Doug Turner wrote:
>
> I'd like to hear your reasons for saying that JSP is *fundamentally*
> flawed; my very limited experience with them have been positive, and I'd
> like to get more input.
>
(I know this was posted a while ago, but...)
I just got done checking out the various solutions out there for
generating HTML from servlets, and chose webmacro. I spent a lot of
time looking at JSP, especially because it's a Javasoft thing and
widely supported, but I saw a couple of big, very practical problems
with it:
1) I want to have a website where users have to log in. If possible,
it should work like the Java Developer Connection, where a set of
servlet-served pages can be protected. Once a user has logged in,
they're sent back to the original protected page they requested.
This is *trival* to do with normal servlet programming. Lots of
articles have been written showing how, for example, with inheritance.
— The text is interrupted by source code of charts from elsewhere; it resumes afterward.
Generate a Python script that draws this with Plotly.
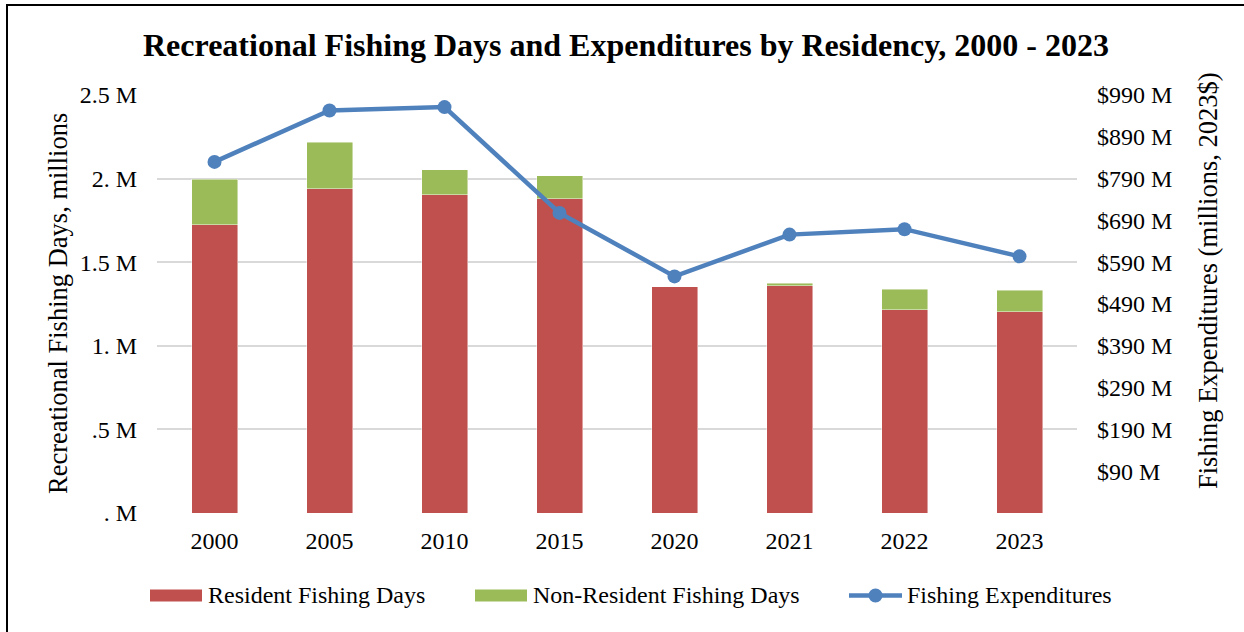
import plotly.graph_objects as go

# Survey years and values (days in millions, spending in millions of 2023 dollars)
years = ["2000", "2005", "2010", "2015", "2020", "2021", "2022", "2023"]
resident_days = [1.723, 1.940, 1.904, 1.880, 1.353, 1.358, 1.215, 1.205]
nonresident_days = [0.273, 0.278, 0.148, 0.136, 0.0, 0.017, 0.122, 0.126]
expenditures = [830, 953, 961, 708, 556, 656, 669, 604]

left_ticks = [0, 0.5, 1.0, 1.5, 2.0, 2.5]
left_labels = [". M", ".5 M", "1. M", "1.5 M", "2. M", "2.5 M"]
right_ticks = [90, 190, 290, 390, 490, 590, 690, 790, 890, 990]
right_labels = ["$%d M" % v for v in right_ticks]

series_names = ["Resident Fishing Days", "Non-Resident Fishing Days", "Fishing Expenditures"]
RED, GREEN, BLUE = "#C0504D", "#9BBB59", "#4F81BD"

FONT = "'Liberation Serif', 'Times New Roman', Times, serif"
W, H = 1244, 632
L, R, T, B = 157, 167, 95, 119
PW, PH = W - L - R, H - T - B


def px_x(x):
    return (x - L) / PW


def px_y(y):
    return (H - B - y) / PH


fig = go.Figure()
fig.add_trace(go.Bar(
    x=years, y=resident_days, name=series_names[0],
    marker=dict(color=RED, line=dict(color="rgba(255,255,255,0.6)", width=0.75)),
))
fig.add_trace(go.Bar(
    x=years, y=nonresident_days, name=series_names[1],
    marker=dict(color=GREEN, line=dict(color="rgba(255,255,255,0.6)", width=0.75)),
))
fig.add_trace(go.Scatter(
    x=years, y=expenditures, name=series_names[2], yaxis="y2",
    mode="lines+markers",
    line=dict(color=BLUE, width=4.5),
    marker=dict(color=BLUE, size=14),
))

# Legend drawn as shapes + labels so the swatches can be wide Excel-style bars
legend_y = 595
shapes = [
    dict(type="rect", xref="paper", yref="paper",
         x0=px_x(150), x1=px_x(202), y0=px_y(589.5), y1=px_y(601.5),
         fillcolor=RED, line=dict(width=0)),
    dict(type="rect", xref="paper", yref="paper",
         x0=px_x(475), x1=px_x(527), y0=px_y(589.5), y1=px_y(601.5),
         fillcolor=GREEN, line=dict(width=0)),
    dict(type="line", xref="paper", yref="paper",
         x0=px_x(849), x1=px_x(902), y0=px_y(legend_y + 0.5), y1=px_y(legend_y + 0.5),
         line=dict(color=BLUE, width=4.5)),
    dict(type="circle", xref="paper", yref="paper",
         x0=px_x(868.5), x1=px_x(882.5), y0=px_y(588.5), y1=px_y(602.5),
         fillcolor=BLUE, line=dict(width=0)),
    # chart frame
    dict(type="line", xref="paper", yref="paper",
         x0=px_x(7), x1=px_x(7), y0=px_y(5), y1=px_y(650),
         line=dict(color="black", width=2)),
    dict(type="line", xref="paper", yref="paper",
         x0=px_x(6), x1=px_x(1260), y0=px_y(5), y1=px_y(5),
         line=dict(color="black", width=2)),
]

annotations = [
    dict(text="<b>Recreational Fishing Days and Expenditures by Residency, 2000 - 2023</b>",
         xref="paper", yref="paper", x=px_x(626), y=px_y(45),
         xanchor="center", yanchor="middle", showarrow=False,
         font=dict(family=FONT, size=32)),
    dict(text="Recreational Fishing Days, millions",
         xref="paper", yref="paper", x=px_x(58), y=px_y(304),
         xanchor="center", yanchor="middle", textangle=-90, showarrow=False,
         font=dict(family=FONT, size=26.5)),
    dict(text="Fishing Expenditures (millions, 2023$)",
         xref="paper", yref="paper", x=px_x(1208), y=px_y(281),
         xanchor="center", yanchor="middle", textangle=-90, showarrow=False,
         font=dict(family=FONT, size=26.5)),
]
for name, x0 in zip(series_names, [206, 531, 905]):
    annotations.append(dict(
        text=name, xref="paper", yref="paper", x=px_x(x0), y=px_y(legend_y),
        xanchor="left", yanchor="middle", showarrow=False,
        font=dict(family=FONT, size=24),
    ))

fig.update_layout(
    width=W, height=H,
    margin=dict(l=L, r=R, t=T, b=B),
    paper_bgcolor="white", plot_bgcolor="white",
    barmode="stack", bargap=0.6,
    font=dict(family=FONT, size=24, color="black"),
    showlegend=False,
    xaxis=dict(
        type="category", showgrid=False, showline=False, zeroline=False,
        ticks="", ticklabelstandoff=11,
        tickfont=dict(family=FONT, size=24),
    ),
    yaxis=dict(
        range=[0, 2.5], tickvals=left_ticks, ticktext=left_labels,
        showgrid=True, gridcolor="#D9D9D9", gridwidth=1.5,
        zeroline=False, showline=False, ticks="",
        ticklabelstandoff=19,
        tickfont=dict(family=FONT, size=24),
    ),
    yaxis2=dict(
        overlaying="y", side="right", range=[-10, 990],
        tickvals=right_ticks, ticktext=right_labels,
        showgrid=False, zeroline=False, showline=False, ticks="",
        ticklabelstandoff=19,
        tickfont=dict(family=FONT, size=24),
    ),
    shapes=shapes,
    annotations=annotations,
)

fig.write_html("out.html")
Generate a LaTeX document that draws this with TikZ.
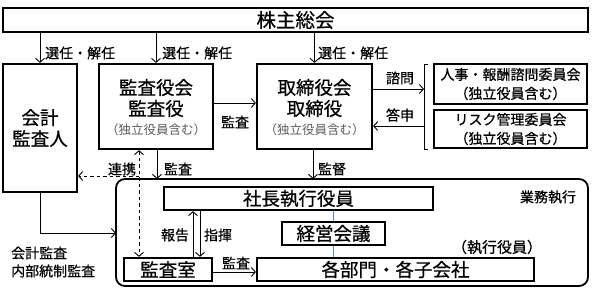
\documentclass[tikz,border=0pt]{standalone}
\usepackage{fontspec}
\setmainfont[FakeBold=0.6]{Noto Sans CJK JP}
\newfontfamily\lightjp{Noto Sans CJK JP}
\usetikzlibrary{arrows.meta,calc}
\definecolor{subgray}{RGB}{90,90,90}
\definecolor{linkblue}{RGB}{80,140,210}
\begin{document}
\begin{tikzpicture}[x=1pt,y=-1pt,
  box/.style={draw,line width=2.2pt,inner sep=0pt,align=center,font=\fontsize{18.5}{21}\selectfont},
  thickbox/.style={draw,line width=2.8pt,inner sep=0pt,align=center,font=\fontsize{14}{19}\selectfont},
  arr/.style={line width=0.9pt,-{Straight Barb[length=4pt,width=9pt]}},
  darr/.style={line width=0.9pt,dash pattern=on 3.5pt off 3pt,{Straight Barb[length=4pt,width=9pt]}-{Straight Barb[length=4pt,width=9pt]}},
  lbl/.style={inner sep=0pt,font=\fontsize{14}{16}\selectfont},
  sub/.style={font=\lightjp\fontsize{12.5}{15}\selectfont,text=subgray}]
\useasboundingbox (0,0) rectangle (592,290);
% boxes
\node[box,minimum width=585pt,minimum height=24pt,font=\fontsize{19.5}{21}\selectfont] (top) at (295.5,20) {株主総会};
\node[box,minimum width=74pt,minimum height=128pt] (kaikei) at (40,128) {会計\\監査人};
\node[box,minimum width=114pt,minimum height=85pt] (kansayaku) at (156,106.5) {};
\node[box,minimum width=115pt,minimum height=85pt] (tori) at (314.5,106.5) {};
\node[font=\fontsize{18.5}{21}\selectfont,align=center,inner sep=0pt] (ky) at (156,98) {監査役会\\監査役};
\node[sub,inner sep=0pt] (kysub) at (156,130) {（独立役員含む）};
\node[font=\fontsize{18.5}{21}\selectfont,align=center,inner sep=0pt] (tr) at (314.5,98) {取締役会\\取締役};
\node[sub,inner sep=0pt] (trsub) at (314.5,130) {（独立役員含む）};
\node[thickbox,minimum width=153pt,minimum height=40pt] (jinji) at (510.5,84) {人事・報酬諮問委員会\\（独立役員含む）};
\node[thickbox,minimum width=153pt,minimum height=38pt] (risk) at (510.5,129) {リスク管理委員会\\（独立役員含む）};
% bracket
\draw[line width=0.9pt] (428,64) -- (424,64) -- (424,149) -- (428,149);
\coordinate (brk) at (424,106);
% container
\draw[line width=1.8pt,rounded corners=9pt] (116,179) rectangle (588,286);
\coordinate (contN) at (300,179);
\coordinate (contW) at (116,233);
\node[box,minimum width=269pt,minimum height=23pt] (shacho) at (298.5,198.5) {社長執行役員};
\node[box,minimum width=103pt,minimum height=23pt] (keiei) at (333.5,233.5) {経営会議};
\node[box,minimum width=277pt,minimum height=23pt] (kakubu) at (395.5,269.5) {各部門・各子会社};
\node[box,minimum width=88pt,minimum height=23pt] (shitsu) at (168,269.5) {監査室};
% blue links
\draw[linkblue,line width=0.8pt] (shacho.south -| keiei.north) -- (keiei.north);
\draw[linkblue,line width=0.8pt] (keiei.south) -- (kakubu.north -| keiei.south);
% labels in container
\node[lbl] (gyomu) at (548,197) {業務執行};
\node[lbl,font=\fontsize{15}{16}\selectfont] (shikko) at (497,247) {（執行役員）};
% top arrows
\draw[arr] (top.south -| kaikei.north) -- (kaikei.north);
\draw[arr] (top.south -| kansayaku.north) -- (kansayaku.north);
\draw[arr] (top.south -| tori.north) -- (tori.north);
\node[lbl,anchor=west] (s1) at (45,53) {選任・解任};
\node[lbl,anchor=west] (s2) at (162,53) {選任・解任};
\node[lbl,anchor=west] (s3) at (318,53) {選任・解任};
% kansayaku -> tori
\coordinate (y103) at (0,103);
\draw[arr] (kansayaku.east |- y103) -- (tori.west |- y103);
\node[lbl] (k1) at (235,122) {監査};
% tori <-> committees
\coordinate (y89) at (0,89);
\coordinate (y126) at (0,126);
\draw[arr] (tori.east |- y89) -- (brk |- y89);
\draw[arr] (brk |- y126) -- (tori.east |- y126);
\node[lbl] (shimon) at (400,78) {諮問};
\node[lbl] (toshin) at (400,115) {答申};
% lower connectors
\coordinate (dx) at (139,0);
\coordinate (y176) at (0,176);
\draw[darr] (kansayaku.south -| dx) -- (shitsu.north -| dx);
\draw[line width=0.9pt,dash pattern=on 3.5pt off 3pt,-{Straight Barb[length=4pt,width=9pt]}] (dx |- y176) -- (kaikei.east |- y176);
\node[lbl] (renkei) at (122,169) {連携};
\draw[arr] (kansayaku.south -| 157,0) -- (contN -| 157,0);
\node[lbl] (k2) at (178,169) {監査};
\draw[arr] (tori.south -| 313,0) -- (contN -| 313,0);
\node[lbl] (kantoku) at (332,169) {監督};
% kaikei -> container
\draw[arr] (kaikei.south) |- (contW);
\node[lbl,anchor=west,align=left,font=\fontsize{14}{18}\selectfont] (kk) at (11,262) {会計監査\\内部統制監査};
% report / command
\draw[arr] (shitsu.north -| 193,0) -- (shacho.south -| 193,0);
\draw[arr] (shacho.south -| 200,0) -- (shitsu.north -| 200,0);
\node[lbl] (hokoku) at (175,235) {報告};
\node[lbl] (shiki) at (218,235) {指揮};
% shitsu -> kakubu
\draw[arr] (shitsu.east |- 0,272) -- (kakubu.west |- 0,272);
\node[lbl] (k3) at (236,263) {監査};
\end{tikzpicture}
\end{document}
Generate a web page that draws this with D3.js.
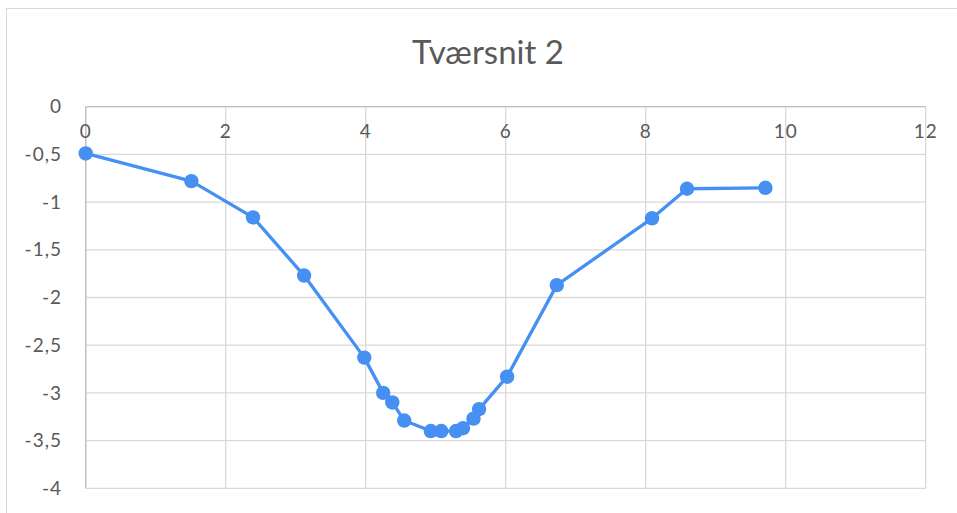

This is *hard* to do with JSP. I think it's because of the
control/execution model. I finally found an article at one of the
servlet sites showing how, and it was nasty. A real hack with
tricky/non-understandable code. Plus, a special #include and if/then
block has to be put in each protected page.
Webmacro uses the normal servlet execution model, and implementing
this was very easy.
To generalize: Authentication is orthogonal to the other processes,
and JSP forces it to be highly coupled to everything else. Another
orthogonal feature I want is transparent multi-lingual support. I
imagine thatthis would also be nsty to cleay implement with JSP
(especially if the authentication hack is there too!).
2) Webmacro's idea of *not* using HTML or XML-like tags is great. Any
html editor can be used to edit the templates w/out problems.
----------
And to the original question: Advanced Perl programmers use CGI.pm -
basically what ECS is, as I understand it.